Just as we have style-setters and tastemakers like Alex Carleton and Angela Adams today, so was the Forest City a hotbed of bright young things in the 1820s, among them John Neal, Charles Codman, and James Todd.

Born in 1795, Todd first sparkled into Portland in 1820. As Peggy McClard of Peggy McClard Antiques in Houston, Texas, writes, “His family goes back to Richard and Elizabeth Warren, who came to America on the Mayflower. He married Lucy Thaxter [and] began advertising his business in The Eastern Argus newspaper of Portland in 1820. He took a store on Exchange Street and advertised that he did burnish gilding, reframed old looking glasses, and made new frames–‘glaz’d and enamel’d’–for embroidery, paintings, drawings, and prints. In May of 1823, he advertised ‘Looking Glasses, cheap!’ at his ‘Manufactory’ at the ‘Sign of the Looking-Glass.’ From then until his building burned in 1861 (then run by William Todd–probably his son or grandson), his business was always known by his Looking-Glass trade sign.”
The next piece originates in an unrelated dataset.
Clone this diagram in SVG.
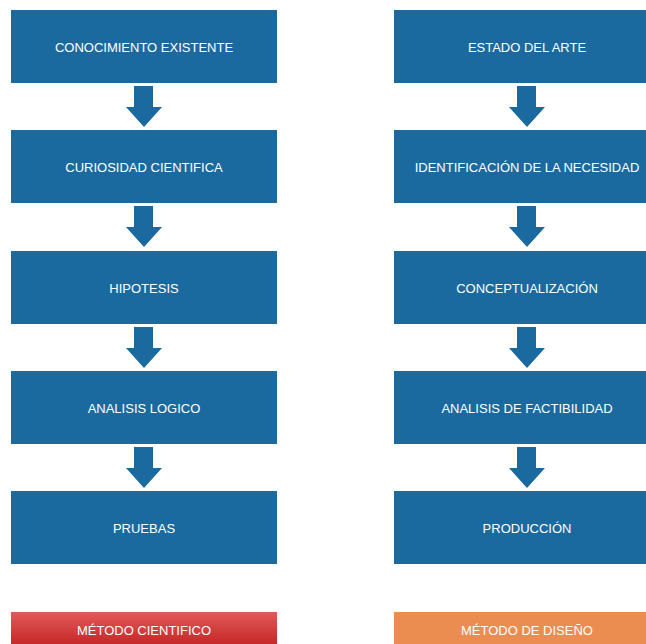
<svg xmlns="http://www.w3.org/2000/svg" width="646" height="644" viewBox="0 0 646 644">
  <defs>
    <style>
      .box { fill: #1A6AA0; }
      .arrow { fill: #1A6AA0; }
      .label { font-family: "Liberation Sans", Arial, sans-serif; font-size: 13px; fill: #FFFFFF; text-anchor: middle; }
    </style>
    <linearGradient id="redFill" x1="0" y1="0" x2="0" y2="1">
      <stop offset="0" stop-color="#E25A5A"/>
      <stop offset="1" stop-color="#C62828"/>
    </linearGradient>
    <path id="downArrow" d="M-10,0 H9 V21 H18 L0,41 L-18,21 H-10 Z"/>
  </defs>

  <rect width="646" height="644" fill="#FFFFFF"/>

  <!-- Connectors: block arrows between steps -->
  <g id="connectors" class="arrow">
    <use href="#downArrow" x="144" y="86"/>
    <use href="#downArrow" x="144" y="206"/>
    <use href="#downArrow" x="144" y="327"/>
    <use href="#downArrow" x="144" y="447"/>
    <use href="#downArrow" x="527" y="86"/>
    <use href="#downArrow" x="527" y="206"/>
    <use href="#downArrow" x="527" y="327"/>
    <use href="#downArrow" x="527" y="447"/>
  </g>

  <!-- Scientific method column -->
  <g id="conocimiento-existente">
    <rect class="box" x="11" y="10" width="266" height="73"/>
    <text class="label" x="144" y="51.5">CONOCIMIENTO EXISTENTE</text>
  </g>
  <g id="curiosidad-cientifica">
    <rect class="box" x="11" y="130" width="266" height="73"/>
    <text class="label" x="144" y="171.5">CURIOSIDAD CIENTIFICA</text>
  </g>
  <g id="hipotesis">
    <rect class="box" x="11" y="251" width="266" height="73"/>
    <text class="label" x="144" y="292.5">HIPOTESIS</text>
  </g>
  <g id="analisis-logico">
    <rect class="box" x="11" y="371" width="266" height="73"/>
    <text class="label" x="144" y="412.5">ANALISIS LOGICO</text>
  </g>
  <g id="pruebas">
    <rect class="box" x="11" y="491" width="266" height="73"/>
    <text class="label" x="144" y="532.5">PRUEBAS</text>
  </g>
  <g id="metodo-cientifico">
    <rect x="11" y="612" width="266" height="32" fill="url(#redFill)"/>
    <text class="label" x="144" y="635">MÉTODO CIENTIFICO</text>
  </g>

  <!-- Design method column -->
  <g id="estado-del-arte">
    <rect class="box" x="394" y="10" width="266" height="73"/>
    <text class="label" x="527" y="51.5">ESTADO DEL ARTE</text>
  </g>
  <g id="identificacion-necesidad">
    <rect class="box" x="394" y="130" width="266" height="73"/>
    <text class="label" x="527" y="171.5">IDENTIFICACIÓN DE LA NECESIDAD</text>
  </g>
  <g id="conceptualizacion">
    <rect class="box" x="394" y="251" width="266" height="73"/>
    <text class="label" x="527" y="292.5">CONCEPTUALIZACIÓN</text>
  </g>
  <g id="analisis-factibilidad">
    <rect class="box" x="394" y="371" width="266" height="73"/>
    <text class="label" x="527" y="412.5">ANALISIS DE FACTIBILIDAD</text>
  </g>
  <g id="produccion">
    <rect class="box" x="394" y="491" width="266" height="73"/>
    <text class="label" x="527" y="532.5">PRODUCCIÓN</text>
  </g>
  <g id="metodo-diseno">
    <rect x="394" y="612" width="266" height="32" fill="#EB8C50"/>
    <text class="label" x="527" y="635">MÉTODO DE DISEÑO</text>
  </g>
</svg>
Earle Shettleworth of the Maine Historic Preservation Commission says a number of people believe Charles Codman did some of Todd’s reverse paintings on glass, as they were friends and contemporaries.

What collectors adore about a piece by Todd, beyond its classic beauty, is his practice of using handsome labels on the back of his work to help us tell the real thing.

If, as so many Twilight Zone episodes suggest, mirrors ‘remember’ everything they see, imagine what stories a James Todd mirror can tell! A refractory constellation of the mirrors ‘saw’ the Great Portland Fire of 1866. They saw the Prince of Wales visit this city; witnessed crowds shopping at Porteous, Mitchell, and Braun; and maybe even stole a glimpse of Joe Angelone spinning his first pizza in the air. Imagine all the holidays caught within their depths, hidden among the sparkles. The parties, the scarves, the hip flasks, a single lost glove on a table. Imagine 2010 turning magically into 2011.

Watch out. One of these mirrors has its eye on you.